Performance: Disk Persistence
Persistent messages (and acknowledgments of persistent messages) may be stored in memory or on disk.
Storing messages (and acknowledgments) in memory improves performance by eliminating the cost of writing to disk. However, when persistent messages and acknowledgments are stored in memory, they can be lost if a majority of persistence services in a persistence cluster restart simultaneously.
For example, if there are three persistence services in a persistence cluster, and two of them restart simultaneously, then messages or acknowledgments might be lost.
Storing messages and acknowledgments on disk has the following advantages.
-
Greater durability: Messages are not lost when multiple persistence services restart simultaneously (unless the disks themselves are lost).
-
Reduced memory usage: After a message is written to disk, the persistence service can optionally free the message data from memory, so that message fields set by an application do not consume memory on the server host. Note that the persistence service must still retain some metadata in memory for each message, so overall memory usage is proportional to the number of pending messages (unless indexes on disk are enabled; also see Performance: Indexes on Disk).
-
Reduced recovery time: When a persistence service restarts, it can recover message data from the local disk rather than copying it from another replica. Note that the persistence service must recover metadata for each message, so overall recovery time is proportional to the number of pending messages (unless indexes on disk are enabled; also see Performance: Indexes on Disk).

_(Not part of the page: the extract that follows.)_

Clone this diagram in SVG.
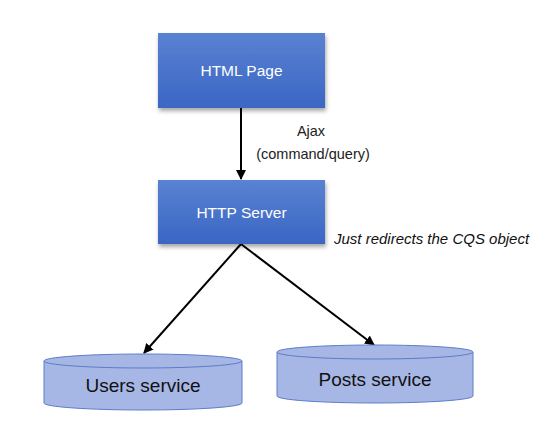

Enabling disk persistence comes at the cost of some performance. You have two choices:
-
Synchronous disk persistence: Confirmations for messages (or acknowledgments) are not sent to producers (or consumers) until the message or acknowledgment has been stored persistently on disk.
-
Asynchronous disk persistence: Confirmations for messages (or acknowledgments) are sent to producers (or consumers) once the OS has buffered the write for an eventual flush to disk. The message or acknowledgment may or may not be stored persistently on disk when the application receives a confirmation.
Synchronous disk persistence offers the greatest durability, since the data has been stored persistently on disk by the time the application receives a confirmation. However, each time the application makes a synchronous send call or acknowledgment call, it must pay the latency cost of a write to disk.
Some high-latency disks nevertheless offer high throughput. (Often this is some type of network storage.) For these cases, asynchronous disk persistence may improve performance significantly, as the OS is allowed to batch multiple messages into one write to disk. As applications receive confirmation when the OS has buffered the write, a tail end of the message/acknowledgment data might be lost if a majority of the server hosts crash.
For details, see Disk-Based Persistence. For information about how to configure disk persistence, see Cluster Details Panel.